[START OF DATA SUPPLIED]

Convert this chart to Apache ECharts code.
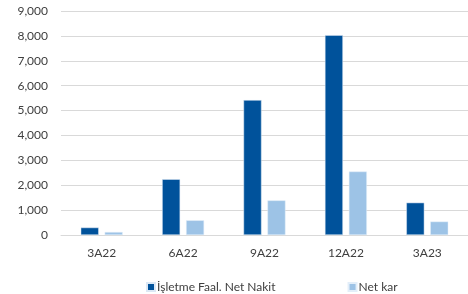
<!DOCTYPE html>
<html>
<head>
<meta charset="utf-8">
<script src="https://cdn.jsdelivr.net/npm/echarts@6/dist/echarts.min.js"></script>
<style>
  html, body { margin: 0; padding: 0; background: #fff; }
  #chart { width: 468px; height: 294px; }
</style>
</head>
<body>
<div id="chart"></div>
<script>
const categories = ['3A22', '6A22', '9A22', '12A22', '3A23'];
const netNakit = [300, 2240, 5420, 8030, 1300];
const netKar = [120, 590, 1390, 2550, 540];
const seriesNames = ['İşletme Faal. Net Nakit', 'Net kar'];

const fontFamily = 'Lato, "Open Sans", sans-serif';

let myChart = echarts.init(document.getElementById('chart'));
let option = {
  animation: false,
  textStyle: { fontFamily: fontFamily, color: '#404040', fontSize: 12 },
  grid: { left: 61, right: 0, top: 11, bottom: 59 },
  legend: {
    top: 276,
    left: 141,
    itemWidth: 8,
    itemHeight: 8,
    itemGap: 72,
    icon: 'rect',
    textStyle: { color: '#404040', fontSize: 12, fontFamily: fontFamily, padding: [0, 0, 0, -3] },
    data: seriesNames
  },
  xAxis: {
    type: 'category',
    data: categories,
    axisTick: { show: false },
    axisLine: { lineStyle: { color: '#d9d9d9', width: 1 } },
    axisLabel: { color: '#404040', fontSize: 12, margin: 12 }
  },
  yAxis: {
    type: 'value',
    min: 0,
    max: 9000,
    interval: 1000,
    axisLine: { show: false },
    axisTick: { show: false },
    splitLine: { lineStyle: { color: '#d9d9d9', width: 1 } },
    axisLabel: {
      color: '#404040',
      fontSize: 12,
      margin: 13,
      formatter: v => v.toLocaleString('en-US')
    }
  },
  series: [
    {
      name: seriesNames[0],
      type: 'bar',
      data: netNakit,
      barWidth: 18,
      barGap: '33%',
      itemStyle: { color: '#00529b', borderColor: '#dce8f5', borderWidth: 0.5 }
    },
    {
      name: seriesNames[1],
      type: 'bar',
      data: netKar,
      barWidth: 18,
      itemStyle: { color: '#9dc3e6', borderColor: '#e3eef9', borderWidth: 0.5 }
    }
  ]
};
myChart.setOption(option);
</script>
</body>
</html>
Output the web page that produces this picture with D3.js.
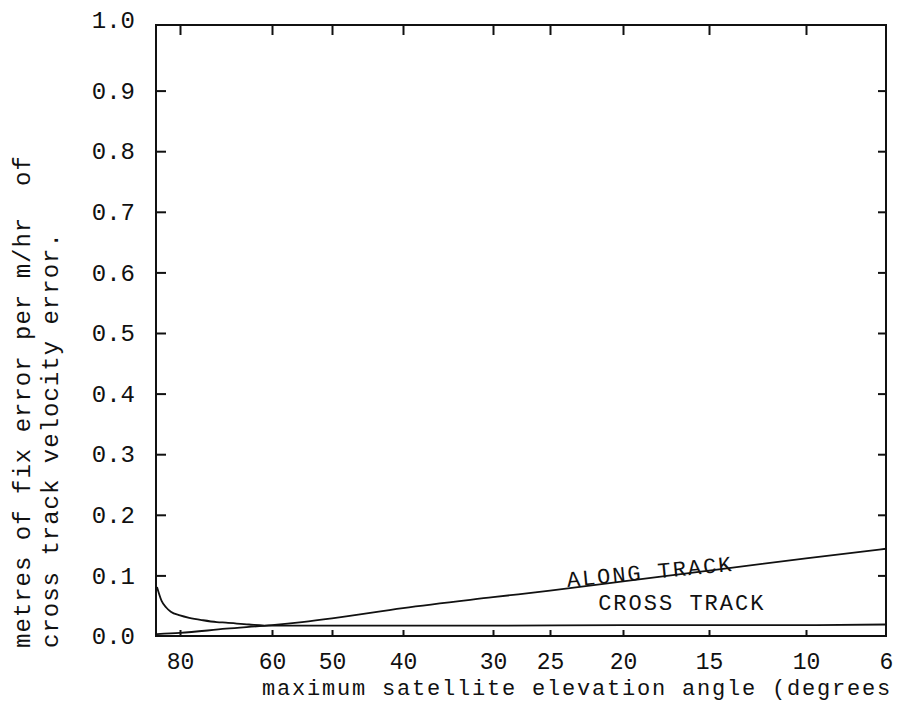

[END OF DATA SUPPLIED]

Every entry must be transcribed exactly. Pictures do not belong in the copy.

TASK RESULT ->
Convert this chart to Apache ECharts code.
<!DOCTYPE html>
<html>
<head>
<meta charset="utf-8">
<script src="https://cdn.jsdelivr.net/npm/echarts@6/dist/echarts.min.js"></script>
<style>
  html, body { margin: 0; padding: 0; background: #fff; }
  #chart { width: 468px; height: 294px; }
</style>
</head>
<body>
<div id="chart"></div>
<script>
const categories = ['3A22', '6A22', '9A22', '12A22', '3A23'];
const netNakit = [300, 2240, 5420, 8030, 1300];
const netKar = [120, 590, 1390, 2550, 540];
const seriesNames = ['İşletme Faal. Net Nakit', 'Net kar'];

const fontFamily = 'Lato, "Open Sans", sans-serif';

let myChart = echarts.init(document.getElementById('chart'));
let option = {
  animation: false,
  textStyle: { fontFamily: fontFamily, color: '#404040', fontSize: 12 },
  grid: { left: 61, right: 0, top: 11, bottom: 59 },
  legend: {
    top: 276,
    left: 141,
    itemWidth: 8,
    itemHeight: 8,
    itemGap: 72,
    icon: 'rect',
    textStyle: { color: '#404040', fontSize: 12, fontFamily: fontFamily, padding: [0, 0, 0, -3] },
    data: seriesNames
  },
  xAxis: {
    type: 'category',
    data: categories,
    axisTick: { show: false },
    axisLine: { lineStyle: { color: '#d9d9d9', width: 1 } },
    axisLabel: { color: '#404040', fontSize: 12, margin: 12 }
  },
  yAxis: {
    type: 'value',
    min: 0,
    max: 9000,
    interval: 1000,
    axisLine: { show: false },
    axisTick: { show: false },
    splitLine: { lineStyle: { color: '#d9d9d9', width: 1 } },
    axisLabel: {
      color: '#404040',
      fontSize: 12,
      margin: 13,
      formatter: v => v.toLocaleString('en-US')
    }
  },
  series: [
    {
      name: seriesNames[0],
      type: 'bar',
      data: netNakit,
      barWidth: 18,
      barGap: '33%',
      itemStyle: { color: '#00529b', borderColor: '#dce8f5', borderWidth: 0.5 }
    },
    {
      name: seriesNames[1],
      type: 'bar',
      data: netKar,
      barWidth: 18,
      itemStyle: { color: '#9dc3e6', borderColor: '#e3eef9', borderWidth: 0.5 }
    }
  ]
};
myChart.setOption(option);
</script>
</body>
</html>
Output the web page that produces this picture with D3.js.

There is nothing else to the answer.